Malgré cette démographie peu propice, le marché français du pet food poursuit sa croissance. Selon Euromonitor, il pesait 4,1 milliards d’euros en 2013, avec une croissance moyenne annuelle de 2,7 % sur cinq ans. En cause, l’augmentation régulière du budget que le maître accorde à son animal, même si sa taille ne cesse de rétrécir. « Il est passé en cinq ans de 125 à 145 euros par an », affirme Mme Cohen-Welgryn.
Les marques montent en gamme avec des produits dont le prix au kilo ne cesse d’augmenter. Ainsi, bâtonnets ou biscuits de snacking, un segment en plein développement, coûtent plus de 5 euros le kilo, contre une moyenne de 1,5 euro le kilo.

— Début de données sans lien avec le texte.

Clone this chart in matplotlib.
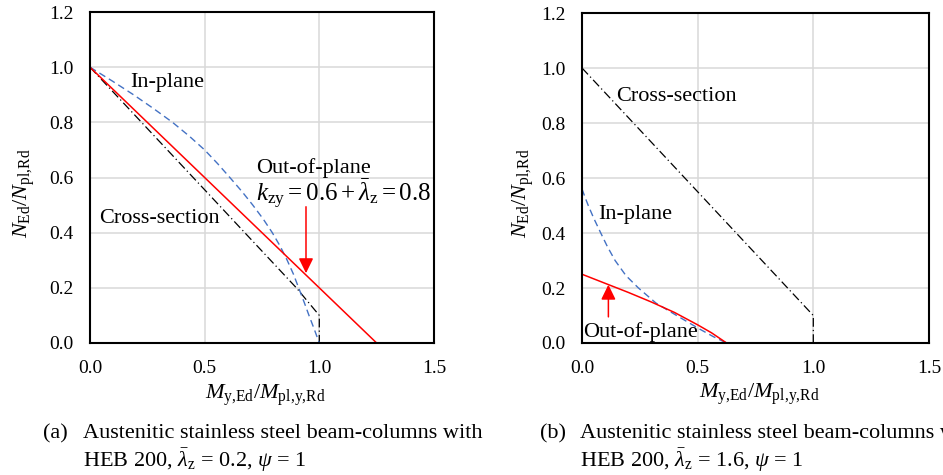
import matplotlib.pyplot as plt

plt.rcParams['font.family'] = ['Liberation Serif', 'DejaVu Serif']
plt.rcParams['mathtext.fontset'] = 'custom'
plt.rcParams['mathtext.rm'] = 'Liberation Serif'
plt.rcParams['mathtext.it'] = 'Liberation Serif:italic'
plt.rcParams['mathtext.bf'] = 'Liberation Serif:bold'

# (a) lambda_z = 0.2
a_cs_m = [0.0, 0.45, 0.90, 1.0, 1.0]
a_cs_n = [1.0, 0.60, 0.20, 0.1, 0.0]
a_in_m = [0.0, 0.097, 0.19, 0.277, 0.36, 0.433, 0.50, 0.557, 0.61, 0.662, 0.71,
          0.755, 0.795, 0.83, 0.86, 0.887, 0.91, 0.933, 0.955, 0.978, 1.0]
a_in_n = [1.0, 0.95, 0.90, 0.85, 0.80, 0.75, 0.70, 0.65, 0.60, 0.55, 0.50,
          0.45, 0.40, 0.35, 0.30, 0.25, 0.20, 0.15, 0.10, 0.05, 0.0]
a_out_m = [0.0, 1.25]
a_out_n = [1.0, 0.0]

# (b) lambda_z = 1.6
b_cs_m = [0.0, 1.0, 1.0]
b_cs_n = [1.0, 0.1, 0.0]
b_in_m = [0.0, 0.013, 0.027, 0.05, 0.081, 0.11, 0.143, 0.19, 0.244, 0.32,
          0.409, 0.51, 0.568, 0.625]
b_in_n = [0.56, 0.53, 0.50, 0.455, 0.40, 0.35, 0.30, 0.245, 0.20, 0.145,
          0.10, 0.05, 0.023, 0.0]
b_out_m = [0.0, 0.1, 0.2, 0.3, 0.4, 0.5, 0.56, 0.625]
b_out_n = [0.25, 0.217, 0.184, 0.149, 0.111, 0.066, 0.037, 0.0]

x_ticks = [0.0, 0.5, 1.0, 1.5]
y_ticks = [0.0, 0.2, 0.4, 0.6, 0.8, 1.0, 1.2]

RED = '#ff0000'
BLUE = '#4472c4'

fig = plt.figure(figsize=(9.43, 4.75), dpi=100)
ax_a = fig.add_axes([0.0954, 0.2779, 0.3648, 0.6968])
ax_b = fig.add_axes([0.6172, 0.2779, 0.3679, 0.6947])


def style_axes(ax, ylab_x):
    ax.set_xlim(0, 1.5)
    ax.set_ylim(0, 1.2)
    ax.set_xticks(x_ticks)
    ax.set_yticks(y_ticks)
    ax.set_xticklabels(['%.1f' % v for v in x_ticks])
    ax.set_yticklabels(['%.1f' % v for v in y_ticks])
    ax.tick_params(length=0, pad=12, labelsize=14)
    ax.grid(True, color='#d9d9d9', linewidth=1.1)
    ax.set_axisbelow(True)
    for s in ax.spines.values():
        s.set_linewidth(1.5)
    ax.set_xlabel(r'$M_{\mathrm{y{,}Ed}}/M_{\mathrm{pl{,}y{,}Rd}}$', fontsize=16)
    ax.set_ylabel(r'$N_{\mathrm{Ed}}/N_{\mathrm{pl{,}Rd}}$', fontsize=16)
    ax.xaxis.set_label_coords(0.51, -0.118)
    ax.yaxis.set_label_coords(ylab_x, 0.453)


def draw_curves(ax, cs, inp, outp):
    ax.plot(*cs, color='black', linewidth=0.9, linestyle=(0, (7, 2.5, 1, 2.5)),
            clip_on=False)
    ax.plot(*inp, color=BLUE, linewidth=1.0, linestyle=(0, (5, 3)))
    ax.plot(*outp, color=RED, linewidth=1.1)


def arrow(ax, x, y0, y1):
    ax.annotate('', xy=(x, y1), xytext=(x, y0),
                arrowprops=dict(arrowstyle='-|>,head_length=0.45,head_width=0.22',
                                color=RED, lw=1.1, mutation_scale=20,
                                shrinkA=0, shrinkB=0))


style_axes(ax_a, -0.154)
style_axes(ax_b, -0.133)

draw_curves(ax_a, (a_cs_m, a_cs_n), (a_in_m, a_in_n), (a_out_m, a_out_n))
draw_curves(ax_b, (b_cs_m, b_cs_n), (b_in_m, b_in_n), (b_out_m, b_out_n))

arrow(ax_a, 0.942, 0.494, 0.253)
arrow(ax_b, 0.114, 0.095, 0.212)

ax_a.text(0.174, 0.927, 'In-plane', fontsize=16, va='baseline')
ax_a.text(0.724, 0.615, 'Out-of-plane', fontsize=16, va='baseline')
ax_a.text(0.724, 0.512, r'$k_{\mathrm{zy}}=0.6+\bar{\lambda}_{\mathrm{z}}=0.8$',
          fontsize=18, va='baseline')
ax_a.text(0.04, 0.436, 'Cross-section', fontsize=16, va='baseline')

ax_b.text(0.146, 0.881, 'Cross-section', fontsize=16, va='baseline')
ax_b.text(0.068, 0.452, 'In-plane', fontsize=16, va='baseline')
ax_b.text(0.006, 0.023, 'Out-of-plane', fontsize=16, va='baseline')

# captions below each panel
cap1 = 'Austenitic stainless steel beam-columns with'
fig.text(0.0456, 0.0779, '(a)', fontsize=16, va='baseline')
fig.text(0.088, 0.0779, cap1, fontsize=16, va='baseline')
fig.text(0.088, 0.0168, r'HEB 200, $\bar{\lambda}_{\mathrm{z}}$ = 0.2, $\psi$ = 1',
         fontsize=16, va='baseline')
fig.text(0.5726, 0.0779, '(b)', fontsize=16, va='baseline')
fig.text(0.615, 0.0779, cap1, fontsize=16, va='baseline')
fig.text(0.615, 0.0168, r'HEB 200, $\bar{\lambda}_{\mathrm{z}}$ = 1.6, $\psi$ = 1',
         fontsize=16, va='baseline')

fig.savefig('out.png', dpi=100)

Mais les industriels sont confrontés à quelques défis majeurs. La baisse des ventes de pâtées au profit des croquettes déstabilise certains acteurs. De même que la pression sur les prix des grandes enseignes sur les fabricants qui produisent pour les marques de distributeurs (MDD). Sachant qu’elles ne pèsent que 27 % du marché. Les difficultés de Continentale Nutrition, spécialiste de la MDD en redressement judiciaire depuis mai 2013, le prouvent. Les 360 salariés de l’usine de Boulogne-sur-Mer (Pas-de-Calais), qui fabrique de la nourriture « humide », des pâtées donc, sont tout particulièrement inquiets pour leur avenir.